En téléchargeant la photo d’un individu sur PimEyes, l’outil va en quelques secondes identifier des images sur Internet sur lequel celui-ci apparaît. Si l’outil en question n’est pas à l’abri d’erreurs, le résultat est souvent déconcertant. Vous aviez été pris en photo il y a dix ans en boîte de nuit alors que vous n’aviez ni barbe ni calvitie ? Vous participez à une manifestation, portant des lunettes de soleil, alors qu’un photographe immortalise la scène ? Si l’image a été stockée sur un site accessible publiquement, PimEyes est potentiellement capable de vous retrouver.

Comment cela pourrait mal tourner...

Fin 2023, PimEyes avait d’ailleurs permis au journaliste du site d’investigation Bellingcat, Michael Colborne, de réaliser une prouesse : retrouver en quelques clics la trace de Daniela Klette, membre présumée du groupe terroriste d’extrême gauche et recherchée depuis une trentaine d’années.

En théorie, PimEyes est censé permettre de reprendre le contrôle sur son identité virtuelle. Vous pensez être victime de revenge porn ou d’un vol d’identité ? Vous n’avez qu’à utiliser le moteur de recherche pour scanner Internet. Enfin ça, c’est ce que dit l’entreprise, les résultats n’étant accessibles dans leur totalité qu’en payant une vingtaine d’euros. Comptez plus de 300€ par mois pour un accès illimité.

Du coup, vous reprendrez bien un peu de réglementations ?
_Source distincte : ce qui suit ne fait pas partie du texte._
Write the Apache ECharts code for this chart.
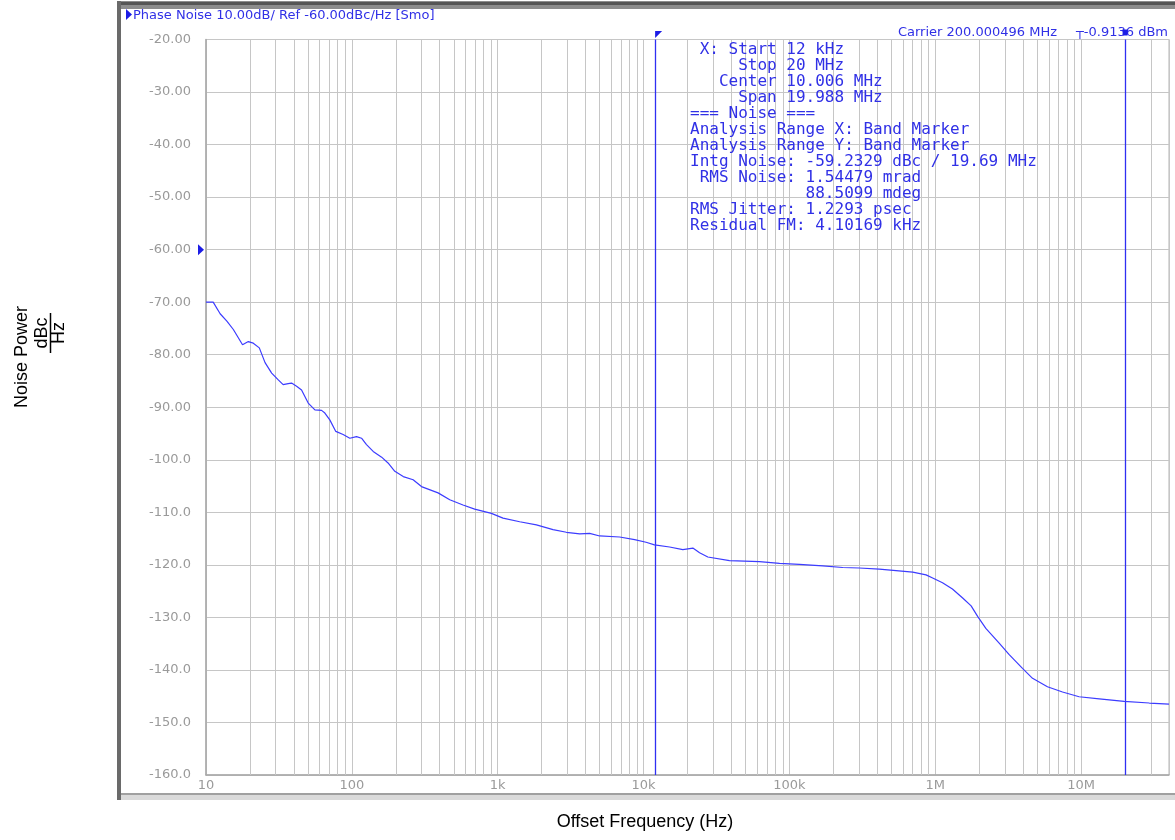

Évidemment les abus sont nombreux, et le développement de tels outils de reconnaissance faciale pose d’insondables problèmes de respect de la vie privée. C’est d’ailleurs pour cela que AnhPhu Nguyen et Caine Ardayfio refusent de dévoiler au public le code qui permet de faire fonctionner leurs fameuses lunettes. À l’inverse, les deux étudiants veulent se servir de leur coup de maître pour sensibiliser le public. « Peu de gens réalisent qu’avec un simple nom on peut souvent trouver une adresse, un numéro de téléphone et des informations sur ses proches », expliquent-ils dans le document relatif à leur projet.

L’inquiétude que pose le développement d'outils comme PimEyes s’est même immiscée dans des discussions au sein de l’Union européenne. La bonne nouvelle ? L'UE a récemment adopté l'AI Act, une législation visant à mieux encadrer l'utilisation de l'intelligence artificielle sur le sol européen. L'article 5 interdit certaines pratiques dont « l'utilisation de systèmes qui créent ou nourrissent des bases de données de reconnaissance faciale grâce à la collecte non ciblée d'images faciales sur Internet ou à partir de vidéosurveillance. » Reste à voir comment cela sera mis en place techniquement sur le sol européen.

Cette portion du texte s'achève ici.